#### [Data rows]
Begin
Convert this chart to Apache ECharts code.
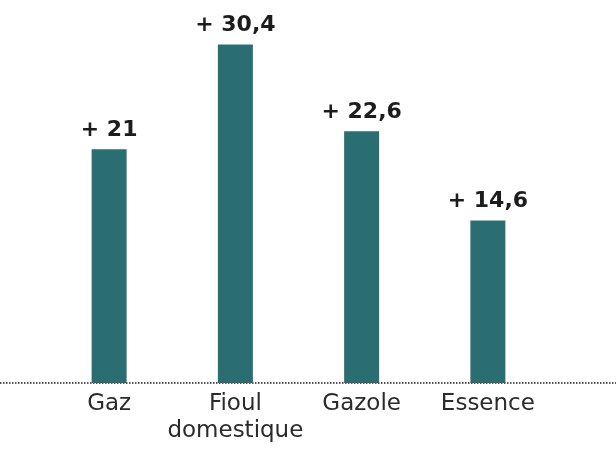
<!DOCTYPE html>
<html lang="fr">
<head>
    <meta charset="UTF-8">
    <title>Hausse des prix de l'énergie</title>
    <script src="https://cdn.jsdelivr.net/npm/echarts@6/dist/echarts.min.js"></script>
    <style>
        html, body { margin: 0; padding: 0; background: #fff; }
    </style>
</head>
<body>

<div id="main" style="width: 616px;height:450px;"></div>

<script type="text/javascript">
    // catégories et valeurs (hausse en %)
    var categories = ['Gaz', 'Fioul\ndomestique', 'Gazole', 'Essence'];
    var values = [21, 30.4, 22.6, 14.6];

    var barColor = '#2a6e71';

    var myChart = echarts.init(document.getElementById('main'));

    var option = {
        animation: false,
        grid: {
            left: 46,
            right: 65,
            top: 40,
            bottom: 67
        },
        xAxis: {
            type: 'category',
            data: categories,
            axisLine: { show: false },
            axisTick: { show: false },
            axisLabel: {
                interval: 0,
                margin: 8,
                color: '#2b2b2b',
                fontFamily: 'DejaVu Sans',
                fontSize: 23,
                lineHeight: 27
            }
        },
        yAxis: {
            type: 'value',
            min: 0,
            max: 30.8,
            show: false,
            splitLine: { show: false }
        },
        series: [
            {
                type: 'bar',
                data: values,
                barWidth: 35,
                itemStyle: { color: barColor },
                label: {
                    show: true,
                    position: 'top',
                    distance: 8,
                    color: '#1c1c1c',
                    fontFamily: 'DejaVu Sans',
                    fontWeight: 'bold',
                    fontSize: 22,
                    formatter: function (p) {
                        return '+ ' + String(p.value).replace('.', ',');
                    }
                }
            }
        ]
    };

    myChart.setOption(option);

    // ligne pointillée de base sur toute la largeur
    var y0 = myChart.convertToPixel({ yAxisIndex: 0 }, 0);
    myChart.setOption({
        graphic: [{
            type: 'line',
            shape: { x1: 0, y1: y0, x2: 616, y2: y0 },
            style: { stroke: '#555', lineWidth: 2, lineDash: [1.5, 1.5] },
            z: 10
        }]
    });
</script>
</body>
</html>
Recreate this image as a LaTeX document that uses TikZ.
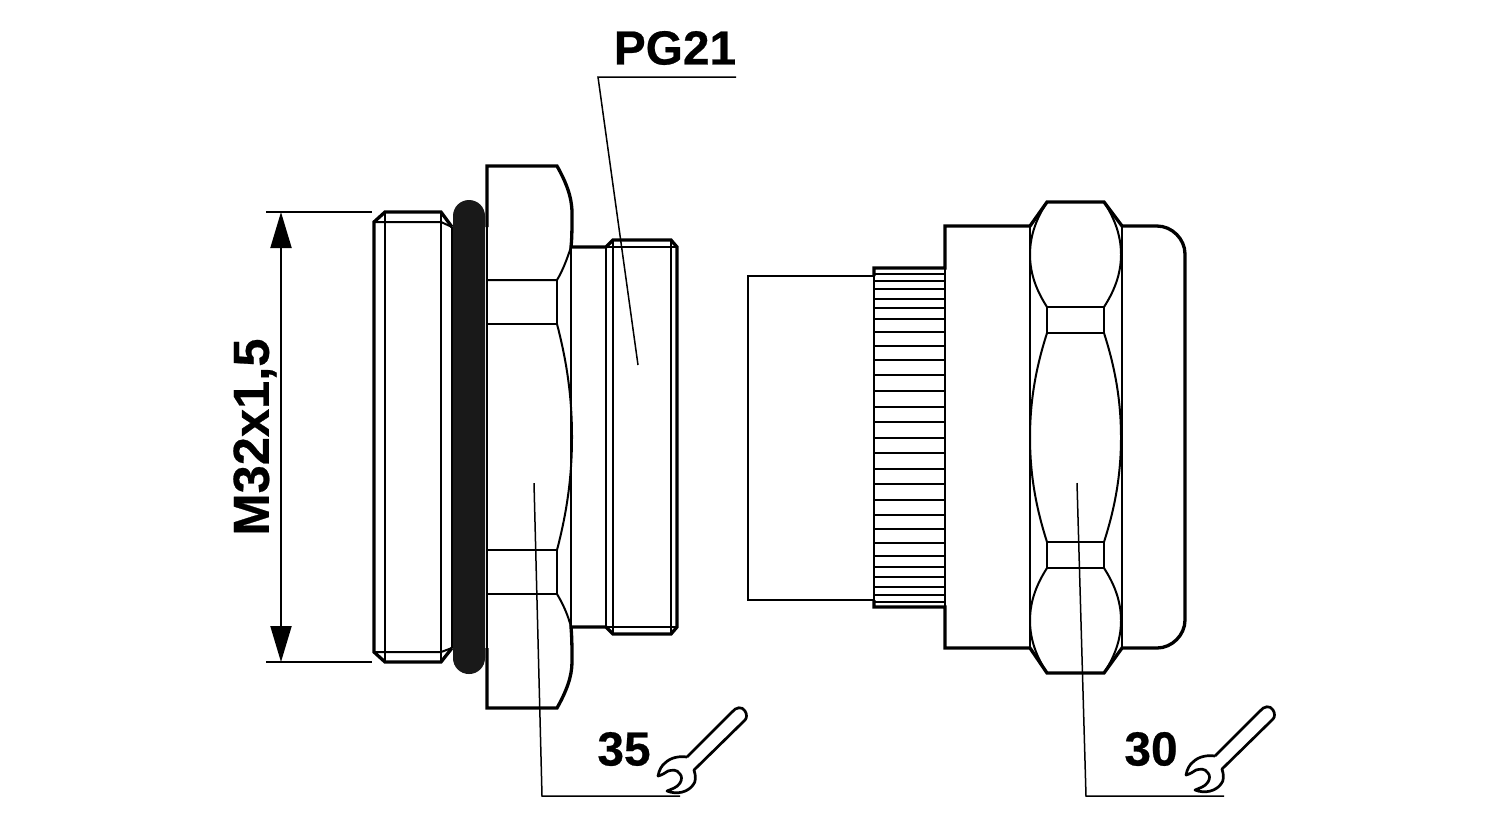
\documentclass[tikz,border=0pt]{standalone}
\usepackage{fontspec}
\setmainfont{Liberation Sans}[BoldFeatures={FakeBold=0.5}]
\usetikzlibrary{arrows.meta}
\tikzset{
	outline/.style={line width=0.33mm, line join=miter},
	inner/.style={line width=0.2mm},
	leader/.style={line width=0.15mm},
	callout/.style={font=\bfseries\fontsize{13.6pt}{14pt}\selectfont, inner sep=0pt},
	pics/wrench/.style={code={
		\draw[line width=0.27mm, line join=round] (687, 757) -- (732, 712) .. controls (736, 707) and (742, 706) .. (745, 711)
			.. controls (747, 714) and (747, 718) .. (745, 720) -- (694, 770)
			.. controls (696, 776) and (696, 782) .. (693, 785) .. controls (688, 792) and (677, 795) .. (667, 791)
			.. controls (671, 789) and (677, 788) .. (680, 783) .. controls (682, 780) and (682, 776) .. (680, 774)
			.. controls (677, 769) and (672, 770) .. (668, 771) .. controls (665, 773) and (662, 775) .. (658, 776)
			.. controls (659, 770) and (662, 765) .. (665, 763) .. controls (671, 757) and (680, 756) .. (687, 757);
	}}
}
\def\bulge(#1,#2)(#3,#4)#5{\draw[inner] (#1, #2) .. controls (#1+#5*0.55, #2+0.14*#4-0.14*#2) and (#1+#5, #2+0.3*#4-0.3*#2) .. (#1+#5, #2*0.5+#4*0.5) .. controls (#1+#5, #2+0.7*#4-0.7*#2) and (#3+#5*0.55, #2+0.86*#4-0.86*#2) .. (#3, #4);}
\begin{document}
\begin{tikzpicture}[x=0.01cm, y=-0.01cm]
	%%%%% START %%%%%
	\useasboundingbox[fill=white] (0, 0) rectangle (1500, 820);

	% dimension
	\draw[leader] (266, 212) -- (372, 212);
	\draw[leader] (266, 662) -- (372, 662);
	\draw[inner, {Triangle[length=0.36cm, width=0.21cm]}-{Triangle[length=0.36cm, width=0.21cm]}] (281, 212) -- (281, 662);
	\node[callout, font=\bfseries\fontsize{14.4pt}{15pt}\selectfont, rotate=90] (m32) at (255, 437) {M32x1,5};

	% left thread
	\draw[outline] (452, 227) -- (441, 212) -- (385, 212) -- (374, 222) -- (374, 652) -- (385, 662) -- (441, 662) -- (452, 648);
	\draw[inner] (374, 222) -- (441, 222) -- (452, 227);
	\draw[inner] (374, 652) -- (441, 652) -- (452, 648);
	\draw[inner] (385, 212) -- (385, 662);
	\draw[inner] (441, 212) -- (441, 662);
	\draw[inner] (452, 227) -- (452, 648);

	% o-ring
	\draw[fill=black!90, draw=none, rounded corners=0.159cm] (453, 200) rectangle (485, 674);

	% hex nut
	\draw[outline] (487, 227) -- (487, 166) -- (557, 166) .. controls (566, 182) and (572, 197) .. (572, 213) .. controls (572, 227) and (572, 238) .. (571, 247) -- (606, 247) -- (613, 240) -- (671, 240) -- (677, 247) -- (677, 627) -- (671, 634) -- (613, 634) -- (606, 627) -- (571, 627) .. controls (572, 638) and (572, 650) .. (572, 662) .. controls (572, 677) and (566, 692) .. (557, 708) -- (487, 708) -- (487, 648);
	\draw[inner] (487, 227) -- (487, 648);
	\draw[inner] (571, 247) .. controls (567, 259) and (563, 270) .. (557, 280) -- (487, 280);
	\draw[inner] (487, 324) -- (557, 324) -- (557, 280);
	\bulge(557, 324)(557, 550){15}
	\draw[inner] (487, 550) -- (557, 550) -- (557, 594) -- (487, 594);
	\draw[inner] (557, 594) .. controls (563, 604) and (568, 615) .. (571, 627);
	\draw[inner] (571, 247) -- (571, 627);
	\draw[inner] (606, 247) -- (606, 627);
	\draw[inner] (613, 240) -- (613, 634);
	\draw[inner] (671, 240) -- (671, 634);
	\draw[inner] (606, 247) -- (677, 247);
	\draw[inner] (606, 627) -- (677, 627);

	% right body
	\draw[inner, line width=0.28mm] (874, 276) -- (748, 276) -- (748, 600) -- (874, 600);
	\draw[outline] (874, 276) -- (874, 268) -- (945, 268) -- (945, 226) -- (1030, 226) -- (1047, 202) -- (1104, 202) -- (1122, 226) -- (1157, 226) .. controls (1172, 226) and (1185, 239) .. (1185, 254) -- (1185, 620) .. controls (1185, 635) and (1172, 648) .. (1157, 648) -- (1122, 648) -- (1104, 673) -- (1047, 673) -- (1030, 648) -- (945, 648) -- (945, 607) -- (874, 607) -- (874, 600);
	\draw[inner] (874, 268) -- (874, 607);
	\draw[inner] (945, 268) -- (945, 607);
	\foreach \y in {274, 281, 289, 299, 308, 319, 332, 346, 360, 375, 391, 407, 422, 438, 453, 469, 484, 500, 515, 529, 543, 556, 567, 577, 587, 595, 602} {
		\draw[inner] (874, \y) -- (945, \y);
	}
	\draw[inner] (1030, 226) -- (1030, 648);
	\draw[inner] (1122, 226) -- (1122, 648);

	% hex faces
	\bulge(1047, 202)(1047, 307){-17}
	\bulge(1104, 202)(1104, 307){17}
	\draw[inner] (1047, 307) rectangle (1104, 333);
	\bulge(1047, 333)(1047, 542){-17}
	\bulge(1104, 333)(1104, 542){17}
	\draw[inner] (1047, 542) rectangle (1104, 568);
	\bulge(1047, 568)(1047, 673){-17}
	\bulge(1104, 568)(1104, 673){17}

	% leaders
	\draw[leader] (736, 77) -- (598, 77) -- (638, 365);
	\draw[leader] (534, 483) -- (542, 796) -- (680, 796);
	\draw[leader] (1077, 483) -- (1086, 796) -- (1224, 796);

	\node[callout] (pg) at (675, 48) {PG21};
	\node[callout] (size35) at (624, 749) {35};
	\node[callout] (size30) at (1151, 749) {30};

	% wrenches
	\pic at (0, 0) {wrench};
	\pic at (528, -1) {wrench};
	%%%%% END %%%%%
\end{tikzpicture}
\end{document}
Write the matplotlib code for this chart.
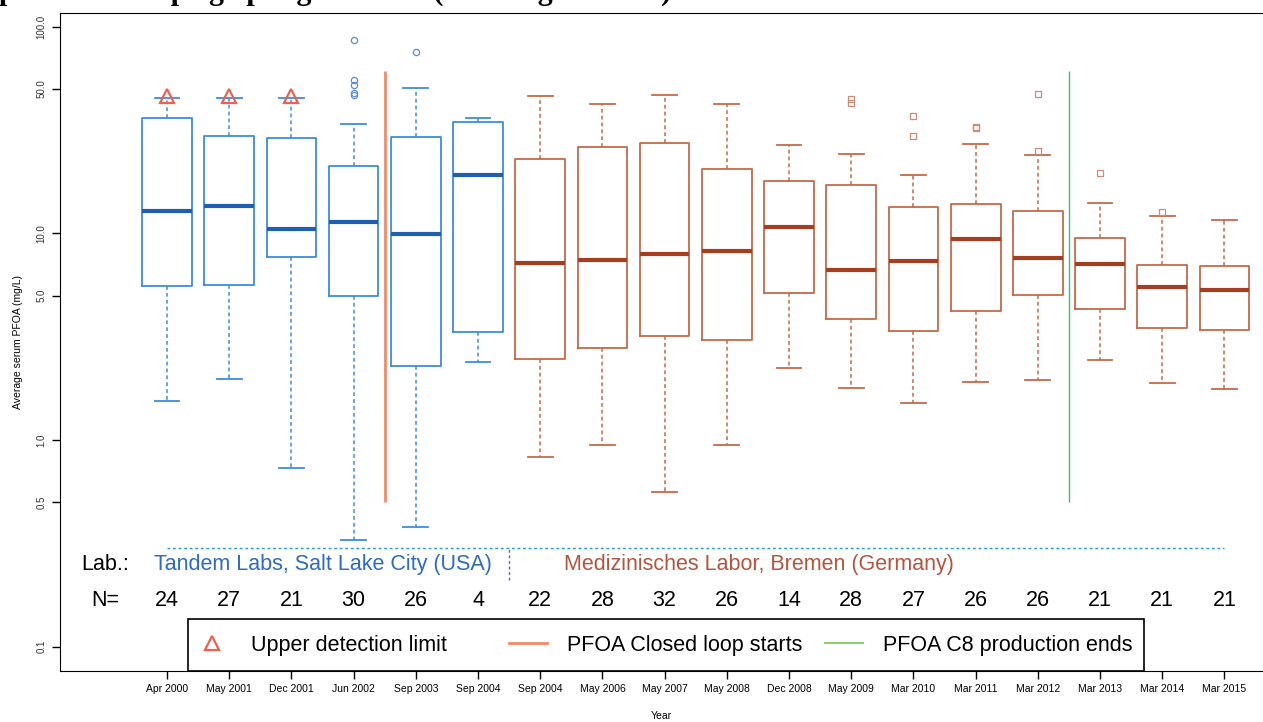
import numpy as np
import matplotlib
matplotlib.use("Agg")
from matplotlib import pyplot as plt
from matplotlib.lines import Line2D
from matplotlib.patches import Rectangle
from matplotlib.legend import Legend

plt.rcParams['font.family'] = ['Liberation Sans', 'DejaVu Sans']

# data
dates = ["Apr 2000", "May 2001", "Dec 2001", "Jun 2002", "Sep 2003", "Sep 2004",
         "Sep 2004", "May 2006", "May 2007", "May 2008", "Dec 2008", "May 2009",
         "Mar 2010", "Mar 2011", "Mar 2012", "Mar 2013", "Mar 2014", "Mar 2015"]
n_values = [24, 27, 21, 30, 26, 4, 22, 28, 32, 26, 14, 28, 27, 26, 26, 21, 21, 21]
whislo = [1.54, 1.97, 0.73, 0.33, 0.38, 2.39, 0.83, 0.95, 0.56, 0.95, 2.24, 1.79,
          1.51, 1.91, 1.96, 2.44, 1.88, 1.76]
q1 = [5.58, 5.62, 7.65, 4.95, 2.28, 3.32, 2.46, 2.80, 3.18, 3.05, 5.13, 3.85,
      3.38, 4.22, 5.05, 4.32, 3.47, 3.39]
med = [12.9, 13.6, 10.5, 11.4, 9.9, 19.1, 7.21, 7.45, 7.91, 8.21, 10.7, 6.65,
       7.34, 9.35, 7.60, 7.10, 5.52, 5.33]
q3 = [36.0, 29.6, 28.9, 21.3, 29.3, 34.7, 22.9, 26.1, 27.3, 20.4, 17.9, 17.1,
      13.4, 13.8, 12.9, 9.52, 7.00, 6.97]
whishi = [45.3, 45.3, 45.3, 33.9, 50.3, 36.0, 46.2, 42.3, 46.9, 42.1, 26.7, 24.3,
          19.2, 27.1, 23.9, 14.1, 12.1, 11.6]
fliers = [[], [], [], [86.5, 55.0, 52.0, 48.0, 46.5], [75.2], [],
          [], [], [], [], [], [44.5, 42.6],
          [36.8, 29.6], [32.8, 32.2], [47.2, 25.0], [19.6], [12.7], []]
upper_limit = [46.0, 46.0, 46.0]   # triangles, first three campaigns
n_tandem = 6

closed_loop_x = 4.5
c8_end_x = 15.5

blue = '#3b8ede'
blue_med = '#1f5fae'
brown = '#c46a48'
brown_med = '#a53d20'

fig = plt.figure(figsize=(12.63, 7.22), dpi=100)
ax = fig.add_axes([60/1263, 51/722, 1 - 60/1263, (671 - 12.7)/722])
ax.set_yscale('log')

pos = np.arange(1, len(dates) + 1)
stats = [dict(med=med[i], q1=q1[i], q3=q3[i], whislo=whislo[i], whishi=whishi[i],
              fliers=fliers[i], label=dates[i]) for i in range(len(dates))]

def draw(sl, col, mcol, fmark, fcol):
    ax.bxp(stats[sl], positions=pos[sl], widths=0.8, capwidths=0.4,
           manage_ticks=False,
           boxprops=dict(color=col, lw=1.3),
           medianprops=dict(color=mcol, lw=3),
           whiskerprops=dict(color=col, lw=1.1, linestyle=(0, (2.5, 2))),
           capprops=dict(color=col, lw=1.3),
           flierprops=dict(marker=fmark, markerfacecolor='none',
                           markeredgecolor=fcol, markersize=4.5, mew=0.9))

draw(slice(0, n_tandem), blue, blue_med, 'o', '#5b8fd6')
draw(slice(n_tandem, None), brown, brown_med, 's', '#cf8a78')

ax.plot(pos[:3], upper_limit, ls='none', marker='^', mfc='none', mec='#f0604d',
        ms=10, mew=1.6)

ax.vlines(closed_loop_x, 0.5, 61, color='#f28a66', lw=2)
ax.vlines(c8_end_x, 0.5, 61, color='#2ec27e', lw=1)

# lab annotations
ax.hlines(0.3, 1, 18, color='#2196f3', lw=1, linestyles=(0, (2, 2)))
ax.vlines(6.5, 0.21, 0.3, color='#5b5fd0', lw=1, linestyles=(0, (2, 2)))
ax.text(0, 0.251, "Lab.:", ha='center', va='center', fontsize=15.5)
ax.text(3.5, 0.251, "Tandem Labs, Salt Lake City (USA)", ha='center', va='center',
        fontsize=15.5, color='#2d6bc4')
ax.text(10.52, 0.251, "Medizinisches Labor, Bremen (Germany)", ha='center',
        va='center', fontsize=15.5, color='#b4553f')
ax.text(0, 0.168, "N=", ha='center', va='center', fontsize=15.5)
for p, n in zip(pos, n_values):
    ax.text(p, 0.168, str(n), ha='center', va='center', fontsize=15.5)

ax.set_xlim(-0.72, 18.62)
ax.set_ylim(0.0763, 116.9)
ax.set_xticks(pos)
ax.set_xticklabels(dates, fontsize=7.5)
yt = [0.1, 0.5, 1.0, 5.0, 10.0, 50.0, 100.0]
ax.set_yticks(yt)
ax.set_yticklabels(["%.1f" % v for v in yt], rotation=90, va='center',
                   fontsize=7, color='#333333')
ax.minorticks_off()
ax.tick_params(length=6, width=1)
ax.spines['right'].set_visible(False)
ax.set_xlabel("Year", fontsize=7.5, labelpad=12)
ax.set_ylabel("Average serum PFOA (mg/L)", fontsize=7.5, labelpad=10)

# legend: one entry per legend so the gaps match, with a box drawn round them
lx0, lx1, ly1 = (188 - 60)/1203, (1144 - 60)/1203, (671 - 619)/658.3
ax.add_patch(Rectangle((lx0, 0), lx1 - lx0, ly1, transform=ax.transAxes,
                       fill=False, ec='black', lw=1.2, zorder=5, clip_on=False))
handles = [Line2D([], [], ls='none', marker='^', mfc='none', mec='#f0604d', ms=10, mew=1.6),
           Line2D([], [], color='#f28a66', lw=2),
           Line2D([], [], color='#8fd06a', lw=1.5)]
leg_labels = ["Upper detection limit", "PFOA Closed loop starts", "PFOA C8 production ends"]
leg_px = [193, 509, 825]
for h, lab, px in zip(handles, leg_labels, leg_px):
    lg = Legend(ax, [h], [lab], loc='center left',
                bbox_to_anchor=((px - 60)/1203, ly1/2), bbox_transform=ax.transAxes,
                borderaxespad=0, borderpad=0, fontsize=15.5, frameon=False,
                handlelength=1.77, handletextpad=0.93)
    ax.add_artist(lg)

fig.text(-0.001, 1.0, "periodo di impiego per gli addetti (scala logaritmica).",
         family='Liberation Serif', weight='bold', fontsize=21.6, va='baseline')

fig.savefig("out.png", dpi=100)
End
Transcribe, exactly as written, the lines starting at the one with "Write the matplotlib code for this chart." and ending at the one with "plt.rcParams['font.family'] = ['Liberation", and nothing more. Pictures are not part of the copy.

Write the matplotlib code for this chart.
import numpy as np
import matplotlib
matplotlib.use("Agg")
from matplotlib import pyplot as plt
from matplotlib.lines import Line2D
from matplotlib.patches import Rectangle
from matplotlib.legend import Legend

plt.rcParams['font.family'] = ['Liberation Sans', 'DejaVu Sans']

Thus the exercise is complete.